**DATASET EXCERPT**.

[Start]

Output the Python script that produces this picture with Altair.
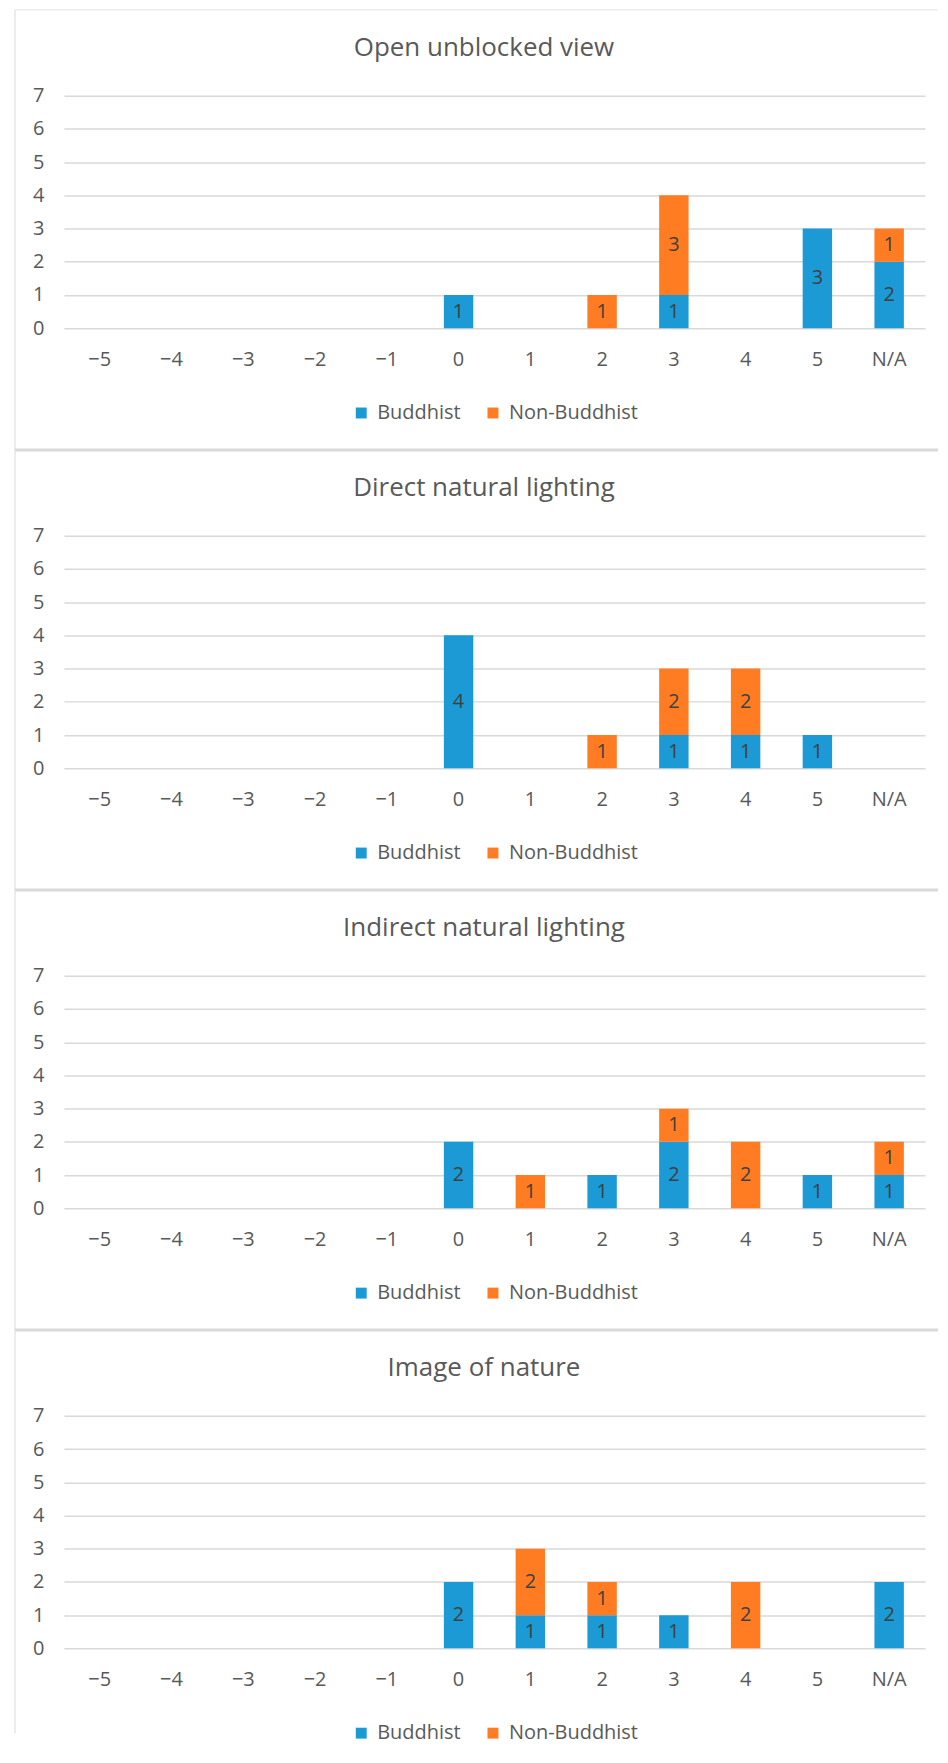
import altair as alt
import pandas as pd

# ---- data ----
categories = ["\u22125", "\u22124", "\u22123", "\u22122", "\u22121", "0", "1", "2", "3", "4", "5", "N/A"]
series = ["Buddhist", "Non-Buddhist"]
colors = ["#1B9AD6", "#FF7C22"]

titles = ["Open unblocked view", "Direct natural lighting",
          "Indirect natural lighting", "Image of nature"]

buddhist_open = [0, 0, 0, 0, 0, 1, 0, 0, 1, 0, 3, 2]
nonbuddhist_open = [0, 0, 0, 0, 0, 0, 0, 1, 3, 0, 0, 1]

buddhist_direct = [0, 0, 0, 0, 0, 4, 0, 0, 1, 1, 1, 0]
nonbuddhist_direct = [0, 0, 0, 0, 0, 0, 0, 1, 2, 2, 0, 0]

buddhist_indirect = [0, 0, 0, 0, 0, 2, 0, 1, 2, 0, 1, 1]
nonbuddhist_indirect = [0, 0, 0, 0, 0, 0, 1, 0, 1, 2, 0, 1]

buddhist_image = [0, 0, 0, 0, 0, 2, 1, 1, 1, 0, 0, 2]
nonbuddhist_image = [0, 0, 0, 0, 0, 0, 2, 1, 0, 2, 0, 0]

panel_values = [
    (buddhist_open, nonbuddhist_open),
    (buddhist_direct, nonbuddhist_direct),
    (buddhist_indirect, nonbuddhist_indirect),
    (buddhist_image, nonbuddhist_image),
]

FONT = "Open Sans"
W, H = 863, 233
PITCH = 441

xscale = alt.Scale(domain=categories, paddingInner=0.59, paddingOuter=0.295)
yscale = alt.Scale(domain=[0, 7], nice=False)
xaxis = alt.Axis(title=None, labelAngle=0, ticks=False, domain=False, grid=False,
                 labelPadding=21, labelFontSize=20, labelColor="#595959", labelFont=FONT)
yaxis = alt.Axis(title=None, values=[0, 1, 2, 3, 4, 5, 6, 7], ticks=False,
                 domain=False, grid=True, gridColor="#D9D9D9", gridWidth=1.5,
                 labelPadding=20, labelFontSize=20, labelColor="#595959",
                 labelFont=FONT, format="d", labelOverlap=False)


def make_panel(idx, title, b_vals, n_vals):
    rows = []
    for c, b, n in zip(categories, b_vals, n_vals):
        if b > 0:
            rows.append({"cat": c, "series": series[0], "order": 0, "value": b})
        if n > 0:
            rows.append({"cat": c, "series": series[1], "order": 1, "value": n})
    df = pd.DataFrame(rows)

    base = alt.Chart(df).transform_stack(
        stack="value", groupby=["cat"], as_=["v0", "v1"],
        sort=[alt.SortField("order", order="ascending")]
    ).transform_calculate(mid="(datum.v0 + datum.v1) / 2")

    bars = base.mark_bar().encode(
        x=alt.X("cat:N", sort=categories, scale=xscale, axis=xaxis),
        y=alt.Y("v0:Q", scale=yscale, axis=yaxis),
        y2="v1:Q",
        color=alt.Color("series:N", scale=alt.Scale(domain=series, range=colors),
                        legend=alt.Legend(title=None, orient="none", direction="horizontal",
                                          legendX=288, legendY=308, symbolType="square",
                                          symbolSize=120, symbolStrokeWidth=0,
                                          labelFontSize=20, labelColor="#595959",
                                          labelFont=FONT, labelOffset=6, columnPadding=22,
                                          padding=0)),
    )

    labels = base.mark_text(fontSize=20, font=FONT, color="#404040", baseline="middle").encode(
        x=alt.X("cat:N", sort=categories, scale=xscale, axis=xaxis),
        y=alt.Y("mid:Q", scale=yscale, axis=yaxis),
        text=alt.Text("value:Q"),
    )

    one = pd.DataFrame({"t": [title]})
    title_mark = alt.Chart(one).mark_text(
        fontSize=26, font=FONT, color="#595959", align="center", baseline="alphabetic"
    ).encode(text="t:N", x=alt.value(421), y=alt.value(-40))

    top_color = "#ECECEC" if idx == 0 else "#D9D9D9"
    top_width = 1.5 if idx == 0 else 3
    top_rule = alt.Chart(one).mark_rule(color=top_color, strokeWidth=top_width).encode(
        x=alt.value(-49), x2=alt.value(876), y=alt.value(-86))
    bottom = 318 if idx == 3 else PITCH - 86
    left_rule = alt.Chart(one).mark_rule(color="#E6E6E6", strokeWidth=1.5).encode(
        x=alt.value(-49), y=alt.value(-86), y2=alt.value(bottom))

    return alt.layer(top_rule, left_rule, bars, labels, title_mark).properties(width=W, height=H)


panels = [make_panel(i, t, b, n) for i, (t, (b, n)) in enumerate(zip(titles, panel_values))]

chart = alt.vconcat(*panels, spacing=PITCH - H, bounds="flush").resolve_legend(
    color="independent"
).properties(
    padding={"left": 5, "top": -1, "right": 0, "bottom": 0},
    background="white",
).configure_view(stroke=None)

chart.save("out.html", embed_options={"renderer": "svg", "actions": False})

[End]

**TO DO**.
Take the material above from its first line through the line holding "PITCH = 441" and set it down exactly, without the pictures.

**FULL SOLUTION**.
Output the Python script that produces this picture with Altair.
import altair as alt
import pandas as pd

# ---- data ----
categories = ["\u22125", "\u22124", "\u22123", "\u22122", "\u22121", "0", "1", "2", "3", "4", "5", "N/A"]
series = ["Buddhist", "Non-Buddhist"]
colors = ["#1B9AD6", "#FF7C22"]

titles = ["Open unblocked view", "Direct natural lighting",
          "Indirect natural lighting", "Image of nature"]

buddhist_open = [0, 0, 0, 0, 0, 1, 0, 0, 1, 0, 3, 2]
nonbuddhist_open = [0, 0, 0, 0, 0, 0, 0, 1, 3, 0, 0, 1]

buddhist_direct = [0, 0, 0, 0, 0, 4, 0, 0, 1, 1, 1, 0]
nonbuddhist_direct = [0, 0, 0, 0, 0, 0, 0, 1, 2, 2, 0, 0]

buddhist_indirect = [0, 0, 0, 0, 0, 2, 0, 1, 2, 0, 1, 1]
nonbuddhist_indirect = [0, 0, 0, 0, 0, 0, 1, 0, 1, 2, 0, 1]

buddhist_image = [0, 0, 0, 0, 0, 2, 1, 1, 1, 0, 0, 2]
nonbuddhist_image = [0, 0, 0, 0, 0, 0, 2, 1, 0, 2, 0, 0]

panel_values = [
    (buddhist_open, nonbuddhist_open),
    (buddhist_direct, nonbuddhist_direct),
    (buddhist_indirect, nonbuddhist_indirect),
    (buddhist_image, nonbuddhist_image),
]

FONT = "Open Sans"
W, H = 863, 233
PITCH = 441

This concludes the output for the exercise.